The latest book of Harry Potter series, “Harry Potter and the Half-Blood Prince” is bound to shatter all publishing records. Every installment of the saga enjoyed ready markets and three of them have been made into movies, and money has been flooding in for the author, J. K. Rowling. For the global publishing industry that is troubled by limited profit growth, the “magic” of Harry Potter is real and dazzling, said a report of China Business News.

“Harry Potter” really has magic, many people exclaimed. The 6th volume made its global debut on July 16 at night. Waterstones, the most famous British chain bookstore, estimated that as many as 10 million copies would be sold during the first 24 hours. Bloomsbury, British publisher of the Harry Potter series, hoped 1.8 million copies could be sold on the first day. American publishers have ordered 10.8 million copies, largely the total sales volume of Harry Potter 5 in the United States.
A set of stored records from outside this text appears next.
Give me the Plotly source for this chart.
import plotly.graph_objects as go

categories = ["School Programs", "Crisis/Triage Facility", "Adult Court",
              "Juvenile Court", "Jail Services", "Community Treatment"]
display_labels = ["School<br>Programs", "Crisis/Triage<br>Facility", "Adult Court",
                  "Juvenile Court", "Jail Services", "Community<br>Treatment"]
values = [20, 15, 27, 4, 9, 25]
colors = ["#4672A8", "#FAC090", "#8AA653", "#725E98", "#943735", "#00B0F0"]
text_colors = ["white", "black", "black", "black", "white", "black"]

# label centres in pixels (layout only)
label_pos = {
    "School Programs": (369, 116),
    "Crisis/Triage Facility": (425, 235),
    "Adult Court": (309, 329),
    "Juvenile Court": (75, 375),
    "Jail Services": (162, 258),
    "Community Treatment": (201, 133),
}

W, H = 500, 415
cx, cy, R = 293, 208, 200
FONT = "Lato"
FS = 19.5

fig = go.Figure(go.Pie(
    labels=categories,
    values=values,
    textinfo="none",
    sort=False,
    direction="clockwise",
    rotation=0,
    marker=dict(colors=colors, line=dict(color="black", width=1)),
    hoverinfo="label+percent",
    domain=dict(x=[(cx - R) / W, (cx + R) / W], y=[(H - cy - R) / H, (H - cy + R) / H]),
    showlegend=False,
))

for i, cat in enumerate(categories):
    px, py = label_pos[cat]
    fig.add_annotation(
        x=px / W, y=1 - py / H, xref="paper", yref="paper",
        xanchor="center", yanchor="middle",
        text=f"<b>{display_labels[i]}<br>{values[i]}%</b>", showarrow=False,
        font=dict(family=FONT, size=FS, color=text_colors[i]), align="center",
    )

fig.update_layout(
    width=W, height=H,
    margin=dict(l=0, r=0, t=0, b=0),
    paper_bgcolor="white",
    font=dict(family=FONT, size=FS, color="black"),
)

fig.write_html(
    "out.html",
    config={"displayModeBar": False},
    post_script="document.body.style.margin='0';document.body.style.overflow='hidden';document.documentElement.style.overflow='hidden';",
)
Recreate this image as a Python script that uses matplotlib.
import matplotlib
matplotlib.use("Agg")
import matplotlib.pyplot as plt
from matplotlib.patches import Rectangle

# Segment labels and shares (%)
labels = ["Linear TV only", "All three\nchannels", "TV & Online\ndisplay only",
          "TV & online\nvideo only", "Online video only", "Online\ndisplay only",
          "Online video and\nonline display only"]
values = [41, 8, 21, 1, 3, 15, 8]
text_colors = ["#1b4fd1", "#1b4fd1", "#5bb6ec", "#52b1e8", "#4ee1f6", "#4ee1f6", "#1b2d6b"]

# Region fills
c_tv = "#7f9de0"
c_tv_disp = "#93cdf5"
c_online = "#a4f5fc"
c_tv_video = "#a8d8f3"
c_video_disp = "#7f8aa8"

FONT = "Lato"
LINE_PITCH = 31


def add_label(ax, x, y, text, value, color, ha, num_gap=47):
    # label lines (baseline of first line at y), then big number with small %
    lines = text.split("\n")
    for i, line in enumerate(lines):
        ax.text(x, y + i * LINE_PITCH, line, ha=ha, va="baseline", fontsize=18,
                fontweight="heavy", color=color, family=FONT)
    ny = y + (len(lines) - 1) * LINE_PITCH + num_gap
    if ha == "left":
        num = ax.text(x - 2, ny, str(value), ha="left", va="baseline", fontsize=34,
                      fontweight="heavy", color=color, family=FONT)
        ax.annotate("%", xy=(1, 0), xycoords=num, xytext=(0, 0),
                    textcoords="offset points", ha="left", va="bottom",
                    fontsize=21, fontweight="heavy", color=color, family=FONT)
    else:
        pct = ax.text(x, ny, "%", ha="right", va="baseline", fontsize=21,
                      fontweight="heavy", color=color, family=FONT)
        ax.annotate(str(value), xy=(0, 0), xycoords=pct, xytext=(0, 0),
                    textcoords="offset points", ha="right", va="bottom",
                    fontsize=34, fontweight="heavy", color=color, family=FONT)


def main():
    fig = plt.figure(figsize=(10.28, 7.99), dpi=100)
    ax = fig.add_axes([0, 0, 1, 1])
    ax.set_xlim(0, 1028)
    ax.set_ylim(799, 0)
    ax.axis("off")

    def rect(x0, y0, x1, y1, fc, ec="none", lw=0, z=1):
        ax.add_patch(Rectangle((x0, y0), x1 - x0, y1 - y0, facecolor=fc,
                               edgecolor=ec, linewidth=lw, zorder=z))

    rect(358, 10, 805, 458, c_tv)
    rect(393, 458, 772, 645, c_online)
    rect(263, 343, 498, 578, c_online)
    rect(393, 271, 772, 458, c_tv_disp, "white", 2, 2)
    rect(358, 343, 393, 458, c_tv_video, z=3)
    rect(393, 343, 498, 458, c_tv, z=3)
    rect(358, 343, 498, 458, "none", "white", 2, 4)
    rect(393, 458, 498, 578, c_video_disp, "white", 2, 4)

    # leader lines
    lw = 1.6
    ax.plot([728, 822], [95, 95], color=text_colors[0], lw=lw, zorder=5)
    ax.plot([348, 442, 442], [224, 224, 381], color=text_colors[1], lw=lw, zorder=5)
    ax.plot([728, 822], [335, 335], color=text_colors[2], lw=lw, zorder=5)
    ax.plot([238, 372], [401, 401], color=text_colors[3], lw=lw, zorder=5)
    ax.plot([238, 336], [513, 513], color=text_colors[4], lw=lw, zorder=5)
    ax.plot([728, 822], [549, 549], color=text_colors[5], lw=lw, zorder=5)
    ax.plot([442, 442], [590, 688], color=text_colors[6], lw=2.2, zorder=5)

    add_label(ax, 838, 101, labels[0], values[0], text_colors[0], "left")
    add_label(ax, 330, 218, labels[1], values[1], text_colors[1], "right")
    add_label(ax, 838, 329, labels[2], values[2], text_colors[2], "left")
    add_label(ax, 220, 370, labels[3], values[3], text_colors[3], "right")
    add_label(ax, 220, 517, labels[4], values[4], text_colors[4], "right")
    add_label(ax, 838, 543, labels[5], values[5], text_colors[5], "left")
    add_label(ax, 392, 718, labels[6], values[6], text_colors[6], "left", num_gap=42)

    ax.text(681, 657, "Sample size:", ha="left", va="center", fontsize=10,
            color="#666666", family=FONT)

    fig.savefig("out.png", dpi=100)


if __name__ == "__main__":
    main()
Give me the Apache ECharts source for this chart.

Viewed from every angle, the miraculous sales of Potter books do create a phenomenon across the world publishing industry. By now 270 million copies from this series have been sold globally, which is quite rare on the sluggish book publishing markets.

Potter cannot reverse the downward trend

J. K. Rowling deserves the glory and wealth, for she dragged children back to reading from e-games and TV with her books. Movie copyrights and books have earned her 500 million pounds, put her among the only two writers on this year’s Fortune list, the other being Dan Brown, author of The Da Vinci Code. However, such a victory alone cannot cover up the downturn of the publishing industry as a whole.

According to PwC statistics, in 2004 the global book sales were 107 billion US dollars, only 1.5 percent higher than the previous year. The growth this year may reach 3 percent considering Harry Potter and the US President Bush’s No Child Left Behind Act.
But all publishers must be clear about one thing: their leadership has drifted away. During the past few years, controlling power of this sector shifted from publishers to booksellers. Booksellers expanded through mergers have grown rapidly, with large chain stores, such as Britain’s Waterstones and American Barnes & Noble, leading book selling and eyeing the publishing. More and more booksellers ask publishers for more discounts, which cut the profit margin of the latter. Publishers suffer another heavy blow as custom requires publishers to take back unsold books. Statistics show that in 2003 34 percent of hardcover books on American markets were eventually returned to publishers.

Publishing vs. movie and TV

The publishing industry has long put economic returns above artistic achievements. But Bloomsbury stands out by clinging to its traditional regime despite dramatic changes in this sector, untouched by the hot wave of cooperation between publishers and multi-media groups. Heidelberg predicts that by 2010 printed media will only take up a 48 percent market share with the other 52 percent held by e-media.

Profit driven, many publishers choose to bind themselves with competitive multi-media groups and cut staff and costs at the same time. Cooperation between Viacom and Simon & Schuster and that between News Corporation and HarperCollins are of this kind. Despite that, many publishers remain in the red, for everybody knows a sales miracle like Potter is rare. The United States saw 195,000 kinds of books published in 2004, but only a limited number of them turned out profitable.

The success of Harry Potter on the other hand reveals the disadvantageous position of publishers: they are not given economic returns other than the copyright once a book turns out a blockbuster, such as those brought by book-turned movies and TV series. Bloomsbury depends on the 16 million pounds brought by Potter last year for its other commercial plans. But in contrast, Time Warner, who brought Potter’s movie copyrights and the right to put it into other commercial operations, reaped 984 million US dollars in the box office of Harry Potter and the Sorcerer’s Stone alone.